Find the value : $\int_{-\pi}^{\pi} \dfrac{\cos^2(x)}{1+a^x}$ $$\int_{-\pi}^{\pi} \dfrac{\cos^2(x)}{1+a^x} = \int_{-\pi}^{\pi} \dfrac{a^x\cos^2(x)}{1+a^x}$$
I tried using by parts, but in the end get $I = 0$. This is not the first time I encounter this mistake.
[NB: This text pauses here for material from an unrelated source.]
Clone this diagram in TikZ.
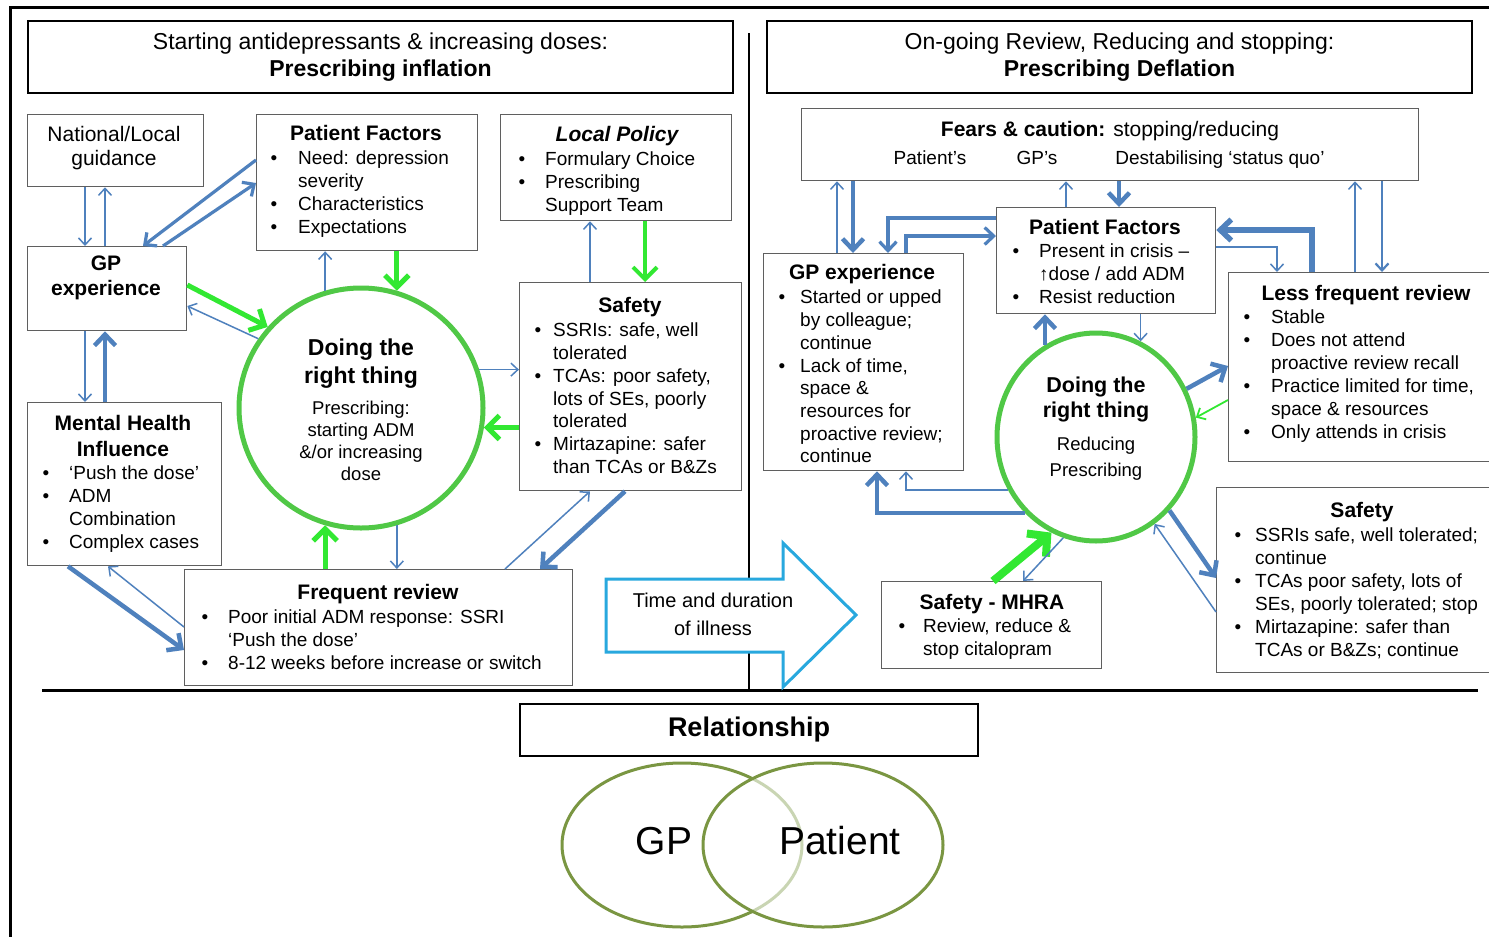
\documentclass[tikz,border=0pt]{standalone}
\usepackage{fontspec}
\setmainfont{Liberation Sans}
\usetikzlibrary{arrows.meta,shapes.geometric,calc}

\definecolor{linkblue}{RGB}{79,129,189}
\definecolor{ringgreen}{RGB}{80,200,70}
\definecolor{pushgreen}{RGB}{50,232,50}
\definecolor{timeblue}{RGB}{40,168,222}
\definecolor{venngreen}{RGB}{122,150,66}
\definecolor{framegray}{RGB}{95,95,95}

% bullet lists: gap between bullet and text is set per node
\newlength{\bulletgap}
\newcommand{\bitem}[1]{\makebox[\bulletgap][l]{\textbullet}#1}
\newcommand{\bcont}[1]{\hspace*{\bulletgap}#1}

% rectangle given by its corners (x1,y1) (x2,y2)
\newcommand{\areabox}[6][infobox]{%
  \node[#1,anchor=north west,minimum width={(#5)-(#3)},minimum height={(#6)-(#4)}] (#2) at (#3,#4) {};}

\tikzset{
  panelbox/.style={draw=black, line width=2pt, inner sep=0pt},
  infobox/.style={draw=framegray, line width=1.3pt, inner sep=0pt},
  bodytext/.style={inner sep=0pt, align=left, font=\fontsize{19pt}{23pt}\selectfont},
  headtext/.style={inner sep=0pt, font=\fontsize{21pt}{25pt}\selectfont\bfseries},
  ringtext/.style={inner sep=0pt, align=center, font=\fontsize{23pt}{28pt}\selectfont\bfseries},
  titletext/.style={inner sep=0pt, align=center, font=\fontsize{23pt}{27pt}\selectfont},
  bgap/.code={\setlength{\bulletgap}{#1}},
  thinlink/.style={draw=linkblue, line width=1.5pt, -{Straight Barb[length=7pt,width=13pt]}},
  midlink/.style={draw=linkblue, line width=3.2pt, -{Straight Barb[length=9pt,width=17pt]}},
  thicklink/.style={draw=linkblue, line width=4.5pt, -{Straight Barb[length=11pt,width=21pt]}},
  greenlink/.style={draw=pushgreen, line width=5pt, -{Straight Barb[length=12pt,width=24pt]}},
  greenthin/.style={draw=pushgreen, line width=1.8pt, -{Straight Barb[length=7pt,width=13pt]}},
  ring/.style={draw=ringgreen, line width=5pt, ellipse, inner sep=0pt},
}

\begin{document}
\begin{tikzpicture}[x=1pt,y=-1pt]
\useasboundingbox (0,0) rectangle (1489,937);
\fill[white] (0,0) rectangle (1489,937);

% outer frame and panel separators
\draw[line width=3pt] (10,937) -- (10,7) -- (1489,7);
\draw[line width=3pt] (42,690) -- (1478,690);
\draw[line width=2.5pt] (749,33) -- (749,690);

% ---------------- left panel: prescribing inflation ----------------
\areabox[panelbox]{titleL}{27}{20}{732}{92}
\node[titletext] (titleL-t) at (titleL.center) {Starting antidepressants \& increasing doses:\\\textbf{Prescribing inflation}};

\areabox{nat}{27}{114}{203}{186}
\node[inner sep=0pt, align=center, anchor=north, font=\fontsize{21pt}{24pt}\selectfont] (nat-t) at (114,126.5) {National/Local\\guidance};

\areabox{pfL}{256}{114}{477}{250}
\node[headtext, anchor=base] (pfL-h) at (366,140.5) {Patient Factors};
\node[bodytext, bgap=27.5pt, anchor=north west] (pfL-l) at (270.5,151) {\bitem{Need: depression}\\\bcont{severity}\\\bitem{Characteristics}\\\bitem{Expectations}};

\areabox{lp}{500}{114}{731}{220}
\node[headtext, anchor=base] (lp-h) at (617,141.5) {\itshape Local Policy};
\node[bodytext, bgap=26.5pt, anchor=north west] (lp-l) at (518.5,152) {\bitem{Formulary Choice}\\\bitem{Prescribing}\\\bcont{Support Team}};

\areabox{gpL}{27}{246}{186}{330}
\node[inner sep=0pt, align=center, anchor=north, font=\fontsize{21pt}{25pt}\selectfont\bfseries] (gpL-t) at (106,256) {GP\\experience};

\node[ring, minimum width=244pt, minimum height=240pt] (cL) at (361,408) {};
\node[ringtext, anchor=north] (cL-h) at (361,338.5) {Doing the\\right thing};
\node[bodytext, align=center, anchor=north, font=\fontsize{18.5pt}{21.8pt}\selectfont] (cL-b) at (361,401) {Prescribing:\\starting ADM\\\&/or increasing\\dose};

\areabox{safL}{519}{282}{741}{490}
\node[headtext, anchor=base] (safL-h) at (630,312.5) {Safety};
\node[bodytext, bgap=18.5pt, anchor=north west, font=\fontsize{19pt}{22.7pt}\selectfont] (safL-l) at (534.5,323) {\bitem{SSRIs: safe, well}\\\bcont{tolerated}\\\bitem{TCAs: poor safety,}\\\bcont{lots of SEs, poorly}\\\bcont{tolerated}\\\bitem{Mirtazapine: safer}\\\bcont{than TCAs or B\&Zs}};

\areabox{mh}{27}{402}{221}{565}
\node[inner sep=0pt, align=center, anchor=north, font=\fontsize{21pt}{26pt}\selectfont\bfseries] (mh-h) at (123,415.5) {Mental Health\\Influence};
\node[bodytext, bgap=26.5pt, anchor=north west] (mh-l) at (42.5,466) {\bitem{‘Push the dose’}\\\bitem{ADM}\\\bcont{Combination}\\\bitem{Complex cases}};

\areabox{frL}{184}{569}{572}{685}
\node[headtext, anchor=base] (frL-h) at (378,599.5) {Frequent review};
\node[bodytext, bgap=26.5pt, anchor=north west] (frL-l) at (201.5,610) {\bitem{Poor initial ADM response: SSRI}\\\bcont{‘Push the dose’}\\\bitem{8-12 weeks before increase or switch}};

% left panel connectors
\draw[thinlink] (85,0 |- nat.south) -- (85,0 |- gpL.north);
\draw[thinlink] (105,0 |- gpL.north) -- (105,0 |- nat.south);
\draw[midlink] (pfL.west |- 0,160) -- (gpL.north -| 143,0);
\draw[midlink] (gpL.north -| 163,0) -- (pfL.west |- 0,183);
\draw[greenlink] (gpL.east |- 0,285) -- (cL.139);
\draw[thinlink] (cL.146) -- (gpL.east |- 0,306);
\draw[thinlink] (85,0 |- gpL.south) -- (85,0 |- mh.north);
\draw[thicklink] (105,0 |- mh.north) -- (105,0 |- gpL.south);
\draw[thinlink] (cL.107) -- (cL.107 |- pfL.south);
\draw[greenlink] (cL.73 |- pfL.south) -- (cL.73);
\draw[thinlink] (590,0 |- safL.north) -- (590,0 |- lp.south);
\draw[greenlink, line width=4pt] (645,0 |- lp.south) -- (645,0 |- safL.north);
\draw[thinlink] (cL.18) -- (cL.18 -| safL.west);
\draw[greenlink] (cL.-9 -| safL.west) -- (cL.-9);
\draw[thinlink] (cL.-73) -- (cL.-73 |- frL.north);
\draw[greenlink] (cL.-107 |- frL.north) -- (cL.-107);
\draw[thinlink] (frL.north -| 505,0) -- (safL.south -| 590,0);
\draw[thicklink] (safL.south -| 625,0) -- (frL.north -| 540,0);
\draw[thicklink] (mh.south -| 68,0) -- (frL.west |- 0,650);
\draw[thinlink] (frL.west |- 0,627) -- (mh.south -| 108,0);

% time arrow across the divide
\draw[draw=timeblue, line width=3pt, fill=white, line join=miter]
  (606,579) -- (783,579) -- (783,543) -- (856,615) -- (783,687) -- (783,652) -- (606,652) -- cycle;
\node[inner sep=0pt, align=center, font=\fontsize{20pt}{28pt}\selectfont] (time-t) at (713,614) {Time and duration\\of illness};

% ---------------- right panel: prescribing deflation ----------------
\areabox[panelbox]{titleR}{766}{20}{1471}{92}
\node[titletext] (titleR-t) at (titleR.center) {On-going Review, Reducing and stopping:\\\textbf{Prescribing Deflation}};

\areabox{fears}{801}{108}{1418}{180}
\node[inner sep=0pt, anchor=base, font=\fontsize{21pt}{25pt}\selectfont] (fears-h) at (1110,136.5) {\textbf{Fears \& caution:} stopping/reducing};
\node[inner sep=0pt, anchor=base, font=\fontsize{19pt}{23pt}\selectfont] (fears-a) at (930,164) {Patient’s};
\node[inner sep=0pt, anchor=base, font=\fontsize{19pt}{23pt}\selectfont] (fears-b) at (1037,164) {GP’s};
\node[inner sep=0pt, anchor=base, font=\fontsize{19pt}{23pt}\selectfont] (fears-c) at (1220,164) {Destabilising ‘status quo’};

\areabox{gpR}{763}{253}{963}{470}
\node[headtext, anchor=base] (gpR-h) at (862,279.5) {GP experience};
\node[bodytext, bgap=21.5pt, anchor=north west, font=\fontsize{19pt}{22.7pt}\selectfont] (gpR-l) at (778.5,290) {\bitem{Started or upped}\\\bcont{by colleague;}\\\bcont{continue}\\\bitem{Lack of time,}\\\bcont{space \&}\\\bcont{resources for}\\\bcont{proactive review;}\\\bcont{continue}};

\areabox{pfR}{996}{207}{1215}{313}
\node[headtext, anchor=base] (pfR-h) at (1105,234.5) {Patient Factors};
\node[bodytext, bgap=26.5pt, anchor=north west] (pfR-l) at (1012.5,244) {\bitem{Present in crisis –}\\\bcont{↑dose / add ADM}\\\bitem{Resist reduction}};

\areabox{lfr}{1228}{272}{1500}{461}
\node[headtext, anchor=base] (lfr-h) at (1366,300.5) {Less frequent review};
\node[bodytext, bgap=27.5pt, anchor=north west] (lfr-l) at (1243.5,310) {\bitem{Stable}\\\bitem{Does not attend}\\\bcont{proactive review recall}\\\bitem{Practice limited for time,}\\\bcont{space \& resources}\\\bitem{Only attends in crisis}};

\node[ring, minimum width=198pt, minimum height=208pt] (cR) at (1096,437) {};
\node[ringtext, anchor=north, font=\fontsize{21.5pt}{24.5pt}\selectfont\bfseries] (cR-h) at (1096,377) {Doing the\\right thing};
\node[bodytext, align=center, anchor=north, font=\fontsize{18.5pt}{26pt}\selectfont] (cR-b) at (1096,437) {Reducing\\Prescribing};

\areabox{safR}{1216}{487}{1500}{672}
\node[headtext, anchor=base] (safR-h) at (1362,517.5) {Safety};
\node[bodytext, bgap=20.5pt, anchor=north west] (safR-l) at (1234.5,528) {\bitem{SSRIs safe, well tolerated;}\\\bcont{continue}\\\bitem{TCAs poor safety, lots of}\\\bcont{SEs, poorly tolerated; stop}\\\bitem{Mirtazapine: safer than}\\\bcont{TCAs or B\&Zs; continue}};

\areabox{mhra}{881}{581}{1101}{668}
\node[headtext, anchor=base] (mhra-h) at (992,609.5) {Safety - MHRA};
\node[bodytext, bgap=24.5pt, anchor=north west] (mhra-l) at (898.5,619) {\bitem{Review, reduce \&}\\\bcont{stop citalopram}};

% right panel connectors
\draw[thinlink] (837,0 |- gpR.north) -- (837,0 |- fears.south);
\draw[thicklink] (853,0 |- fears.south) -- (853,0 |- gpR.north);
\draw[thinlink] (1066,0 |- pfR.north) -- (1066,0 |- fears.south);
\draw[thicklink] (1119,0 |- fears.south) -- (1119,0 |- pfR.north);
\draw[midlink] (pfR.west |- 0,218) -| (888,0 |- gpR.north);
\draw[midlink] (906,0 |- gpR.north) |- (pfR.west |- 0,236);
\draw[thicklink, line width=5.5pt] (1312,0 |- lfr.north) |- (pfR.east |- 0,230);
\draw[thinlink] (pfR.east |- 0,247) -| (1277,0 |- lfr.north);
\draw[thinlink] (1355,0 |- lfr.north) -- (1355,0 |- fears.south);
\draw[thinlink, line width=2.2pt] (1382,0 |- fears.south) -- (1382,0 |- lfr.north);
\draw[thicklink] (cR.119) -- (cR.119 |- pfR.south);
\draw[thinlink] (cR.65 |- pfR.south) -- (cR.65);
\draw[thicklink] (cR.28) -- (lfr.west |- 0,366);
\draw[greenthin] (lfr.west |- 0,400) -- (cR.11);
\draw[thicklink] (cR.227) -| (877,0 |- gpR.south);
\draw[thinlink] (cR.211) -| (906,0 |- gpR.south);
\draw[greenlink, line width=8pt, -{Straight Barb[length=14pt,width=30pt]}] (mhra.north -| 993,0) -- (cR.245);
\draw[thinlink] (cR.252) -- (mhra.north -| 1023,0);
\draw[thicklink] (cR.-45) -- (safR.west |- 0,578);
\draw[thinlink] (safR.west |- 0,612) -- (cR.-56);

% ---------------- relationship ----------------
\areabox[panelbox]{rel}{519}{703}{977}{755}
\node[inner sep=0pt, font=\fontsize{27pt}{30pt}\selectfont\bfseries] (rel-t) at (rel.center) {Relationship};
\node[draw=venngreen, line width=3pt, ellipse, minimum width=240pt, minimum height=164pt] (vgp) at (682,845) {};
\node[draw=venngreen, line width=3pt, ellipse, minimum width=240pt, minimum height=164pt, fill=white, fill opacity=0.6] (vpat) at (823,845) {};
\node[inner sep=0pt, font=\fontsize{39pt}{42pt}\selectfont] (vgp-t) at (664,841) {GP};
\node[inner sep=0pt, font=\fontsize{39pt}{42pt}\selectfont] (vpat-t) at (840,841) {Patient};
\end{tikzpicture}
\end{document}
Please show me a way.
 A: Another way of solving (a harder way):
$$\mathcal{I}(\text{a})=\int_{-\pi}^\pi\frac{\cos^2(x)}{1+\text{a}^x}\space\text{d}x=\frac{1}{2}\left\{\int_{-\pi}^\pi\frac{1}{1+\text{a}^x}\space\text{d}x+\int_{-\pi}^\pi\frac{\cos(2x)}{1+\text{a}^x}\space\text{d}x\right\}$$
Use:


*

*Substitute $u=\text{a}^x$ and $\text{d}u=\text{a}^x\ln(\text{a})\space\text{d}x$:
$$\int_{-\pi}^\pi\frac{1}{1+\text{a}^x}\space\text{d}x=\frac{1}{\ln(\text{a})}\left\{\int_{\text{a}^{-\pi}}^{\text{a}^\pi}\frac{1}{u}\space\text{d}u-\int_{\text{a}^{-\pi}}^{\text{a}^\pi}\frac{1}{1+u}\space\text{d}u\right\}$$

*$$\int_{\text{a}^{-\pi}}^{\text{a}^\pi}\frac{1}{u}\space\text{d}u=\left[\ln\left|u\right|\right]_{\text{a}^{-\pi}}^{\text{a}^\pi}=\ln\left|\text{a}^\pi\right|-\ln\left|\text{a}^{-\pi}\right|$$

*Substitute $\text{s}=1+u$ and $\text{d}\text{s}=\text{d}u$
$$\int_{\text{a}^{-\pi}}^{\text{a}^\pi}\frac{1}{1+u}\space\text{d}u=\int_{1+\text{a}^{-\pi}}^{1+\text{a}^\pi}\frac{1}{\text{s}}\space\text{d}\text{s}=\left[\ln\left|\text{s}\right|\right]_{1+\text{a}^{-\pi}}^{1+\text{a}^\pi}=\ln\left|1+\text{a}^\pi\right|-\ln\left|1+\text{a}^{-\pi}\right|$$

*Substitute $\text{p}=2x$ and $\text{d}\text{p}=2\space\text{d}x$:
$$\int_{-\pi}^\pi\frac{\cos(2x)}{1+\text{a}^x}\space\text{d}x=\frac{1}{2}\int_{-2\pi}^{2\pi}\frac{\cos(\text{p})}{1+\text{a}^{\frac{\text{p}}{2}}}\space\text{d}\text{p}=0$$


So:
$$\mathcal{I}(\text{a})=\int_{-\pi}^\pi\frac{\cos^2(x)}{1+\text{a}^x}\space\text{d}x=\frac{\ln\left|\text{a}^\pi\right|-\ln\left|\text{a}^{-\pi}\right|+\ln\left|1+\text{a}^{-\pi}\right|-\ln\left|1+\text{a}^\pi\right|}{2\ln(\text{a})}=\frac{\pi}{2}\cdot\frac{\ln\left|\text{a}\right|}{\ln(\text{a})}$$
A: Let $$I = \int^{\pi}_{-\pi}\frac{\cos^2 x}{1+a^x}dx = \int^{\pi}_{-\pi}\frac{a^x\cos^2 x}{1+a^x}dx$$(As you have already written)
So $$2I = \int^{\pi}_{-\pi}\frac{(1+a^x)\cos^2 x}{1+a^x}dx = \int^{\pi}_{-\pi}\cos^2 xdx=2\int^{\pi}_{0}\cos^2 xdx$$
(Bcz $f(x)$ is even function)
So $$2I = \int^{\pi}_{0}(1+\cos 2x)dx = \pi$$
So $$I = \frac{\pi}{2}$$